O Instituto de Arquitetos do Brasil – Departamento São Paulo (IABsp) solidariza-se com as vítimas do incêndio e desabamento do edifício Wilton Paes de Almeida. Para além da tragédia que esse episódio representa, cabe destacar que estamos diante de problemas sistêmicos que afligem a maioria das grandes cidades brasileiras e que demandam discussões que articulem necessariamente políticas urbanas, habitacionais de patrimônio cultural e de gestão dos bens públicos.
Do ponto de vista da política habitacional, revela-se a precariedade das condições de vida a que é submetida uma parcela significativa da população, sem alternativas para morar com dignidade. O enfrentamento do problema habitacional exige a ação integrada das três esferas de governo, com investimentos duradouros articulados em uma política que apresente soluções diversificadas para o acesso e a garantia do direito à moradia digna. A ocupação de imóveis ociosos por movimentos sociais organizados é manifestação legítima diante da falta de alternativas e revela essa contradição de nossas cidades.
Do ponto de vista da política urbana, expõe, para além de casos envolvendo edifícios públicos, a omissão dos municípios na aplicação dos instrumentos indutores da função social da propriedade. Imóveis privados, vazios e subutilizados instalados em áreas bem localizadas devem ser notificados para induzir seu uso. Ainda que não fosse o caso do edifício que desabou, mas que abrigava famílias que aguardavam atendimento habitacional no centro da cidade, parcela significativa desses está localizada em Zonas Especiais de Interesse Social (ZEIS), onde parte da área construída deve ser destinada ao atendimento de famílias de baixa renda. Nestes casos, o Consórcio Imobiliário é uma alternativa aos proprietários para que disponibilizem seus imóveis (terrenos ou edifícios, para reforma), que podem ser permutados pelo valor equivalente de unidades residenciais ou comerciais, após a conclusão destes processos. Além de induzir o cumprimento da função social os municípios adquirem área construída para destinação própria.

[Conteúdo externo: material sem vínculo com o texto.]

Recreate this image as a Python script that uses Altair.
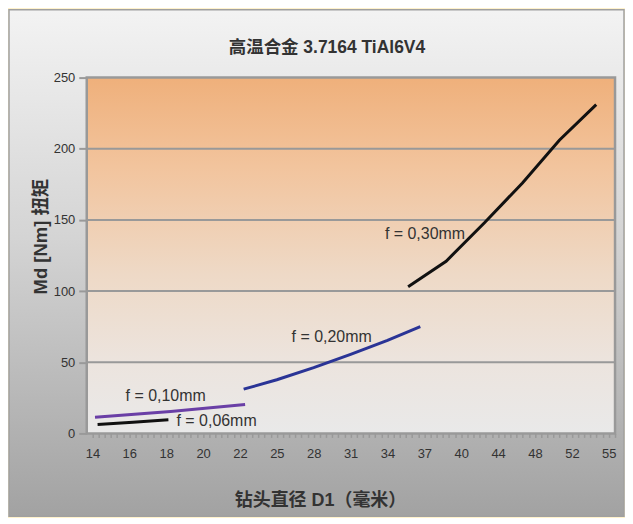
import altair as alt
import pandas as pd

# ---- data ----
x_labels = ["14", "16", "18", "20", "22", "25", "28", "31", "34", "37", "40", "44", "48", "52", "55"]
y_ticks = [0, 50, 100, 150, 200, 250]
grid_values = [50, 100, 150, 200]

s006_x = [0.14, 1.10, 2.06]
s006_y = [6.3, 7.9, 9.6]
s010_x = [0.07, 2.12, 4.14]
s010_y = [11.4, 15.4, 20.3]
s020_x = [4.10, 5.0, 6.0, 7.0, 8.0, 8.89]
s020_y = [31.1, 37.7, 46.2, 55.6, 65.4, 75.0]
s030_x = [8.56, 9.59, 10.63, 11.66, 12.66, 13.66]
s030_y = [103, 121, 148, 176, 206, 231]

series_names = ["f = 0,06mm", "f = 0,10mm", "f = 0,20mm", "f = 0,30mm"]
series_colors = ["#111111", "#6a3fa6", "#2a3496", "#111111"]
label_x = [2.28, 0.90, 5.40, 7.93]
label_y = [8.6, 26, 68, 140]

title_text = "高温合金 3.7164 TiAl6V4"
x_title = "钻头直径 D1（毫米）"
y_title = "Md [Nm] 扭矩"

# ---- build tables ----
rows = []
for name, xs, ys in zip(series_names, [s006_x, s010_x, s020_x, s030_x], [s006_y, s010_y, s020_y, s030_y]):
    for i, (xv, yv) in enumerate(zip(xs, ys)):
        rows.append({"series": name, "x": xv, "y": yv, "i": i})
lines_df = pd.DataFrame(rows)
labels_df = pd.DataFrame({"x": label_x, "y": label_y, "label": series_names})
grid_df = pd.DataFrame({"y": grid_values})
one = pd.DataFrame({"a": [0]})

W, H = 530, 357
FONT = "Liberation Sans, Arial, Noto Sans CJK SC"

labels_js = "[" + ",".join("'" + l + "'" for l in x_labels) + "]"
x_axis = alt.Axis(
    values=[k / 6 for k in range(86)],
    labelExpr="abs(datum.value - round(datum.value)) < 0.01 ? " + labels_js + "[round(datum.value)] : ''",
    labelOverlap=False, labelFlush=False, labelBound=False,
    tickSize=4, tickColor="#999999", tickWidth=1.5,
    domain=False, grid=False,
    labelFont=FONT, labelFontSize=13, labelColor="#333333", labelPadding=10,
    title=x_title, titleFont=FONT, titleFontSize=18, titleFontWeight="bold", titleColor="#333333",
    titleX=234, titleY=67, titleAlign="center", titleBaseline="middle", titleAngle=0,
    zindex=1,
)
y_axis = alt.Axis(
    values=y_ticks,
    tickSize=8, tickColor="#999999", tickWidth=2,
    domain=False, grid=False,
    labelFont=FONT, labelFontSize=13, labelColor="#333333", labelPadding=4,
    title=y_title, titleFont=FONT, titleFontSize=18.5, titleFontWeight="bold", titleColor="#333333",
    titleX=-46, titleY=159, titleAlign="center", titleBaseline="middle", titleAngle=270,
    zindex=1,
)
x_scale = alt.Scale(domain=[-0.154, 14.17], nice=False, zero=False)
y_scale = alt.Scale(domain=[0, 250], nice=False)
x_enc = alt.X("x:Q", scale=x_scale, axis=x_axis)
y_enc = alt.Y("y:Q", scale=y_scale, axis=y_axis)

panel_grad = alt.Gradient(
    gradient="linear", x1=0, x2=0, y1=0, y2=1,
    stops=[alt.GradientStop(offset=0, color="#f3f3f3"),
           alt.GradientStop(offset=0.45, color="#d4d4d4"),
           alt.GradientStop(offset=1, color="#a2a2a2")],
)
plot_grad = alt.Gradient(
    gradient="linear", x1=0, x2=0, y1=0, y2=1,
    stops=[alt.GradientStop(offset=0, color="#efb07b"),
           alt.GradientStop(offset=0.25, color="#f2c49d"),
           alt.GradientStop(offset=0.55, color="#eed9c6"),
           alt.GradientStop(offset=0.8, color="#ece4de"),
           alt.GradientStop(offset=1, color="#e9e9e9")],
)

panel = alt.Chart(one).mark_rect(fill=panel_grad, stroke="#a0a0a0", strokeWidth=1.5).encode(
    x=alt.value(-78), x2=alt.value(539), y=alt.value(-68), y2=alt.value(440)
)
plot_bg = alt.Chart(one).mark_rect(fill=plot_grad, stroke="#999999", strokeWidth=2.5).encode(
    x=alt.value(0), x2=alt.value(W), y=alt.value(0), y2=alt.value(H)
)
grid = alt.Chart(grid_df).mark_rule(color="#999999", strokeWidth=2).encode(y=y_enc)

lines = alt.Chart(lines_df).mark_line(strokeWidth=3).encode(
    x=x_enc, y=y_enc,
    color=alt.Color("series:N", scale=alt.Scale(domain=series_names, range=series_colors), legend=None),
    order="i:Q",
)
texts = alt.Chart(labels_df).mark_text(
    align="left", baseline="middle", font=FONT, fontSize=16, color="#333333"
).encode(x=x_enc, y=y_enc, text="label:N")

title = alt.Chart(pd.DataFrame({"t": [title_text]})).mark_text(
    align="center", baseline="middle", font=FONT, fontSize=17.5, fontWeight="bold", color="#333333"
).encode(x=alt.value(241), y=alt.value(-30), text="t:N")

chart = alt.layer(panel, plot_bg, grid, lines, texts, title).properties(
    width=W, height=H, padding=0, background="#fff2cc"
).configure_view(stroke=None)

chart.save("out.html", embed_options={"renderer": "svg", "actions": False})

Do ponto de vista do patrimônio cultural, evidenciam-se as condições precárias de conservação em que se encontram imóveis como o edifício projetado em 1961 pelo arquiteto Roger Zmekhol, que foi vice-presidente deste Instituto. Tombado em 1992 pelo Conselho Municipal de Preservação do Patrimônio Histórico, Cultural e Ambiental da Cidade de São Paulo, tratava-se de um ícone da arquitetura moderna, movimento cuja sensibilidade se constituiu, para além da dimensão cultural, em meio à afirmação do compromisso social dos arquitetos. Outros edifícios de valor cultural igualmente ameaçados, revelam a dificuldade em se preservar a história e a memória de nossa cidade bem como a incompreensão de que instrumentos como o tombamento não limitam ou interferem nas possibilidades de uso. Direito à memória e à cidade devem caminhar juntos e só podem ser garantidos através do uso diverso e socialmente relevante dos espaços entendidos como parte do patrimônio cultural.
Em relação à gestão do patrimônio público, caso deste edifício, de propriedade da União, revela-se a morosidade na adoção de medidas para que os imóveis de diferentes entes tenham destinação adequada. Para isso se faz necessário conhecer e avaliar esse patrimônio, planejar sua destinação em função das suas potencialidades e condicionantes, além de adotar medidas como a articulação com outros poderes (poder judiciário, cartórios de registros de imóveis e poder legislativo), que facilitem o uso dessa infraestrutura já instalada.
Colocar a população que sofre dessas mazelas como responsável por problemas dessa natureza, de fato, não será o início de um bom caminho. Que essa tragédia seja um marco para reversão das políticas públicas no sentido de promover o reuso e a conservação de edifícios, públicos e privados, especialmente em áreas bem localizadas para, entre outras finalidades, provisão de moradia digna.